Shining a Light on Intel’s Silvermont Mobile Processor Claims

by Matt Wuebbling

ARM hit back at Intel this week at Computex, asserting that its Cortex CPU cores that ship today both outperform and run at lower power than Intel’s future next-gen mobile processor, Silvermont.

Cores from the UK-based semiconductor IP group are known for their low-power capabilities and run a vast proportion of the world’s mobile devices. And they’re starting to get known for high performance, as well, such as with the quad Cortex-A15 CPUs built into Tegra 4, the world’s fastest mobile processor.

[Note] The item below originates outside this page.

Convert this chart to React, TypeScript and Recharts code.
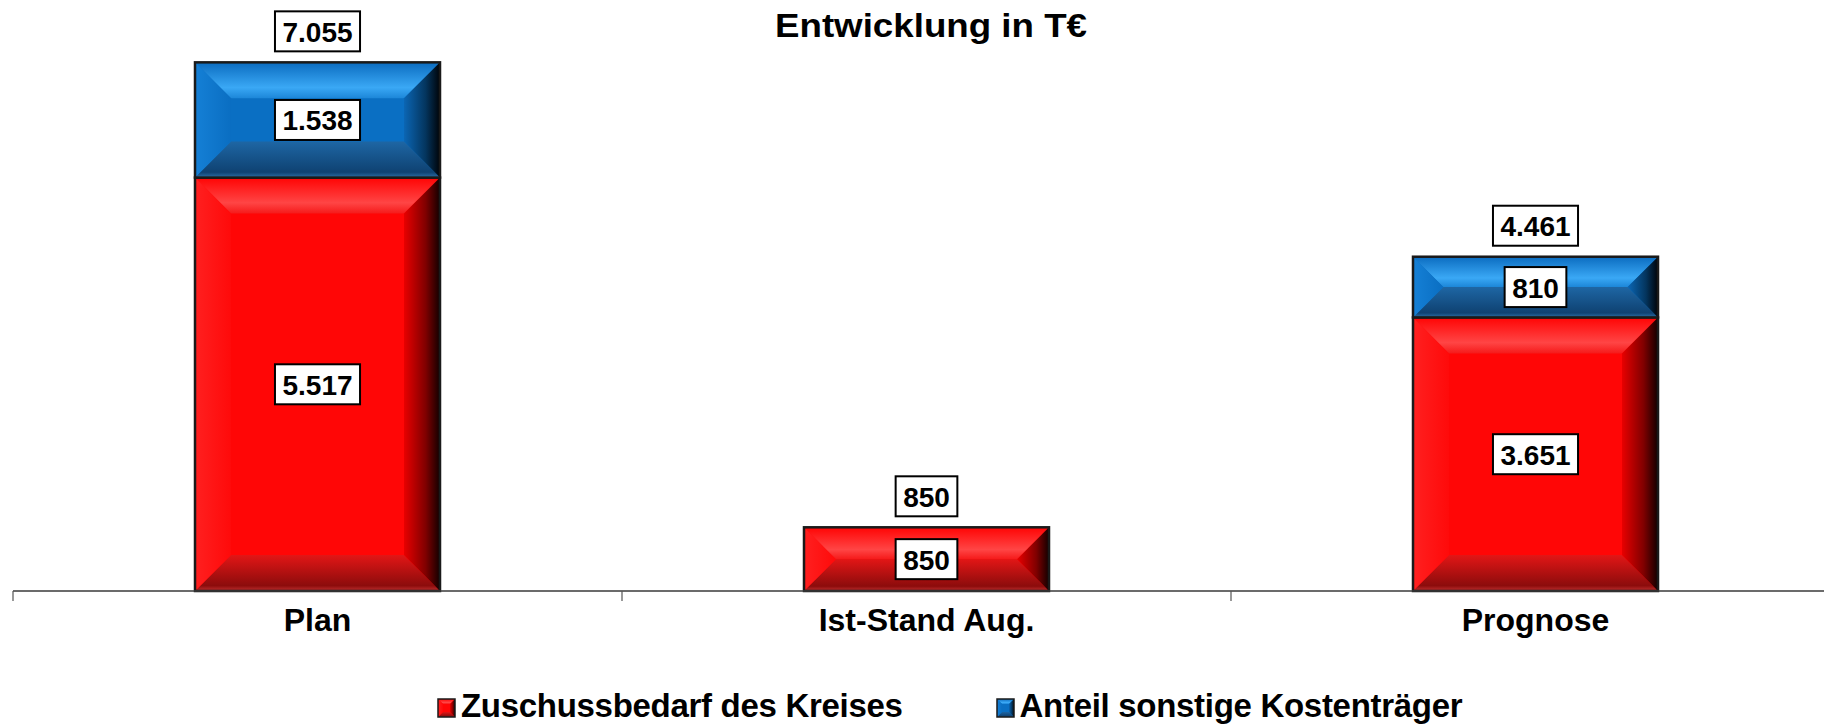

But Intel has recently been claiming that Silvermont is 1.6 times faster and 2.4 times more power efficient than Cortex.
ARM dismissed those charges at its event here in Taipei. It showed data with the accompanying chart that compares Cortex against Intel’s Silvermont claims.

Based on actual measurements of Intel Atom chips shipping today and Intel’s own claims of future performance, today’s current performance of Cortex-A15 processors are 30% more efficient than Intel’s future Silvermont chip.

ARM also noted that Intel’s x86 processors create compatibility issues on Android systems, which require them to “emulate” an ARM processor for apps to run properly. That’s no small issue, as fully 84% of the top games and 64% of top apps use native ARM code.

Emulation, unfortunately, has several side effects. For starters, it doesn’t always work. And, when it does work, it degrades performance and burns more energy. That’s because the x86 processor is “emulating” the intended processor’s instruction set, which requires a lot of heavy lifting. In any event, neither option is helpful for a mobile device.

There’s a rich tradition from the PC era of opposing architectures failing due to poor emulation results. SPARC, Transmeta and MIPS, among them.

The moral of the story is there’s really no need to rely on emulation when so many great ARM-based solutions are already available.